The spec says, as of v0.14.3, November 29th 2020, under # 2 Gemini requests: <URL> is a UTF-8 encoded absolute URL, including a scheme, of maximum length 1024 bytes. This is wrong. What's wrong is URL. It should read IRI instead, to make it consistent with UTF-8. An URL cannot be UTF-8, while an IRI can. As UTF-8 precedes URL in the sentence, UTF-8 has to take precedence. I suggest the following correction: <URL> is a UTF-8 encoded absolute IRI, including a scheme, of maximum length 4,096* bytes.
On Sat Dec 26, 2020 at 2:34 AM CET, Petite Abeille wrote: > The spec says, as of v0.14.3, November 29th 2020, under # 2 Gemini > requests: > > <URL> is a UTF-8 encoded absolute URL, including a scheme, of maximum > length 1024 bytes. > > This is wrong. > > What's wrong is URL. It should read IRI instead, to make it consistent > with UTF-8. An URL cannot be UTF-8, while an IRI can. As UTF-8 precedes > URL in the sentence, UTF-8 has to take precedence. I've already made it very clear in the main [spec] thread for this topic that whether we adopt IRIs or not, the use of "UTF-8 encoded URL" should be fixed, as it is likely to cause confusion.

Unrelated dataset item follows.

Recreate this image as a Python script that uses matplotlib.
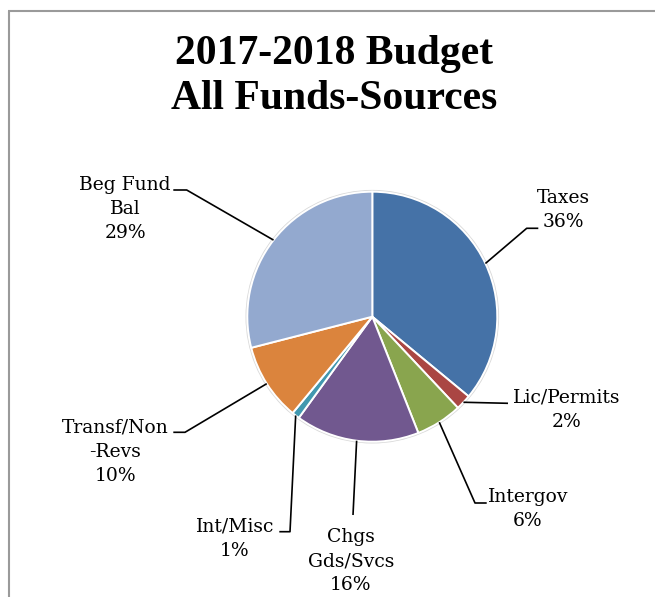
import numpy as np
import matplotlib
matplotlib.use("Agg")
import matplotlib.pyplot as plt
from matplotlib.patches import Circle

# --- data ---------------------------------------------------------------
categories = ["Taxes", "Lic/Permits", "Intergov", "Chgs\nGds/Svcs",
              "Int/Misc", "Transf/Non\n-Revs", "Beg Fund\nBal"]
shares = [36, 2, 6, 16, 1, 10, 29]
colors = ["#4572A7", "#AA4643", "#89A54E", "#71588F",
          "#4198AF", "#DB843D", "#93A9CF"]
title_lines = ["2017-2018 Budget", "All Funds-Sources"]

# --- layout (pixel units, y measured from the top) ----------------------
W, H = 655, 597
CX, CY, R = 372.3, 316.7, 125.0
label_pos = [(563, 210), (567, 410), (528, 509), (351, 561),
             (235, 539), (115.5, 452), (125, 209)]
elbows = [[(526.7, 228.3), (538.3, 228.3)],
          [(508.0, 403.3)],
          [(475.0, 503.0), (486.7, 503.0)],
          [(353.0, 515.0)],
          [(290.0, 531.7), (279.3, 531.7)],
          [(185.0, 432.3), (173.3, 432.3)],
          [(186.7, 190.0), (173.3, 190.0)]]

LABEL_FONT = ["DejaVu Serif"]
TITLE_FONT = ["Liberation Serif", "DejaVu Serif"]

fig = plt.figure(figsize=(W / 100, H / 100), dpi=100)
ax = fig.add_axes([0, 0, 1, 1])


def P(x, y):
    return x, H - y


# soft rim around the pie
ax.add_patch(Circle(P(CX, CY), R + 1.8, facecolor="#d9d9d9",
                    edgecolor="none", zorder=0))

wedges, _ = ax.pie(shares, colors=colors, startangle=90, counterclock=False,
                   center=P(CX, CY), radius=R,
                   wedgeprops=dict(edgecolor="white", linewidth=1.4))

ax.set_xlim(0, W)
ax.set_ylim(0, H)
ax.set_aspect("equal")
ax.axis("off")

total = sum(shares)
for w, cat, v, (lx, ly), pts in zip(wedges, categories, shares,
                                      label_pos, elbows):
    mid = np.deg2rad((w.theta1 + w.theta2) / 2)
    sx = CX + R * np.cos(mid)
    sy = CY - R * np.sin(mid)
    xs = [sx] + [p[0] for p in pts]
    ys = [H - sy] + [H - p[1] for p in pts]
    ax.plot(xs, ys, color="black", lw=1.2, solid_capstyle="butt", zorder=3)
    ax.text(*P(lx, ly), f"{cat}\n{v / total * 100:.0f}%", ha="center",
            va="center", fontsize=13.5, family=LABEL_FONT, linespacing=1.45,
            color="black")

# title
ax.text(*P(334, 54), title_lines[0], ha="center", va="center",
        fontsize=30, fontweight="bold", family=TITLE_FONT)
ax.text(*P(334, 99), title_lines[1], ha="center", va="center",
        fontsize=30, fontweight="bold", family=TITLE_FONT)

# frame edges
ax.plot([8, W], [H - 10.5, H - 10.5], color="#9a9a9a", lw=1.5,
        solid_capstyle="butt")
ax.plot([9, 9], [H - 10.5, 0], color="#9a9a9a", lw=1.5,
        solid_capstyle="butt")

fig.savefig("out.png", dpi=100)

Rest assured, when the decision is made, this will be fixed accordingly. There's no need to split the thread over this. It's not true that URLs cannot be UTF-8. In fact, the opposite is true. The characters valid in a URL are a subset of those which can be represented in ASCII, and all byte strings which are valid ASCII are also valid UTF-8, with equivalent decodings. Hence, *every* URL is UTF-8. So there. :p The idea that, as a general principle, when an existing sentence in the spec is ambiguous or inconsistent, the problem should be resolved by granting absolute priority to whichever term occurs first in the current form of the sentence is, plainly, absurd. It's probably not a hill I'll choose to die on when it comes time to update the spec based on the IRI decision, but personally I reject the modern notion that the URL/URN (or IRL/IRN) distinction is not important and thus everything should be specified at maximum generality as a URI (or IRN). The difference matters and protocols/formats should choose appropriately. The practical question of how to handle a text/gemini document becomes *considerably* murkier when link lines contain URNs (of course, you and I know this quite well already). Cheers, Solderpunk
> On Dec 26, 2020, at 16:01, Solderpunk <solderpunk at posteo.net> wrote: > > Hence, *every* URL is UTF-8. So there. :p A subset thereof :D > plainly, absurd. Yes. And yet, we need a bit of formalism in the spec. > (of course, you and I know this quite well already). Indeed. The rabbit hole is deep.